After working out exactly what it is you want, your list is complete and you know what your dream home looks like, the challenge is to find the property that ticks all the boxes, or at least the priority ones.
Once you have scanned the best online sites (www.realestate.com.au, www.domain.com.au, www.onthehouse.com.au) and subscribed to email newsletters from your local real estate agents, it is worth doing a quick drive-by of the ones on your shortlist.
You should take note of the streetscape, ambient noise and neighbours’ yards (do they look noisy/friendly/neat?) Is the place near shops and schools and is that what you are after? Is the traffic noise loud and is it on a flight-path?
Also keep an eye out for undesirable things like proximity to pungent restaurants (might smell delicious at first, but really nauseating after a few hours) or utilities, agricultural ventures or big overhead electricity pylons.
If that all passes the test, then go ahead and arrange that inspection.
When the big inspection day comes, it is worth checking off the desirable things from the list you created when you identified our dream home attributes, but also keeping half an eye out for less desirable features.
Buying and Selling Your Home for Dummies by Karin Derkley is a great book with handy tips, and it suggests some of the less desirable things to look out for includes:
- Rising Damp – Is the paint flaking off and does the place smell a bit musty? It may be rising damp.
- Building out of Alignment – Open and close a few doors and you should soon see if the building is out of alignment
- Cracks in walls – this may indicate subsidence in the earth – in other word, the ground has moved and sunk a bit.
- Plumbing problems – Turn on the tap. Any strange sounds or colours?
- Faulty wiring – this is hard to establish when you are not an electrician, but an ancient fuse box, it often a good sign of faulty wiring.

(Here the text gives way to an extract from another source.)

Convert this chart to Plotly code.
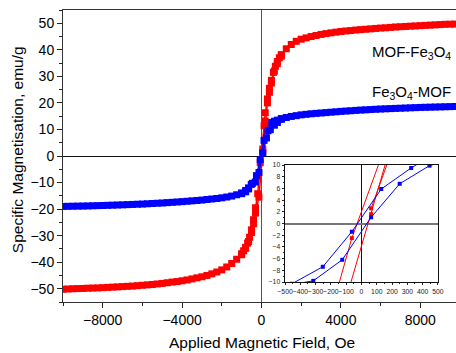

- Tree root damage – Are there any large trees too close to the house where the roots may get into plumbing pipes or sewers?
If you are really serious after that, it is worth getting your building inspection done by a specialist. These can be costly so limit it to properties you genuinely want to purchase.
Many people make offers conditional on building and pest inspections, but some get it done before they make an offer and use any defects as a leverage to reduce the price when negotiating a sale.
Regardless of which way you do it, it’s always best to be in possession of all the information (good and bad) in order to make the perfect decision for your circumstances.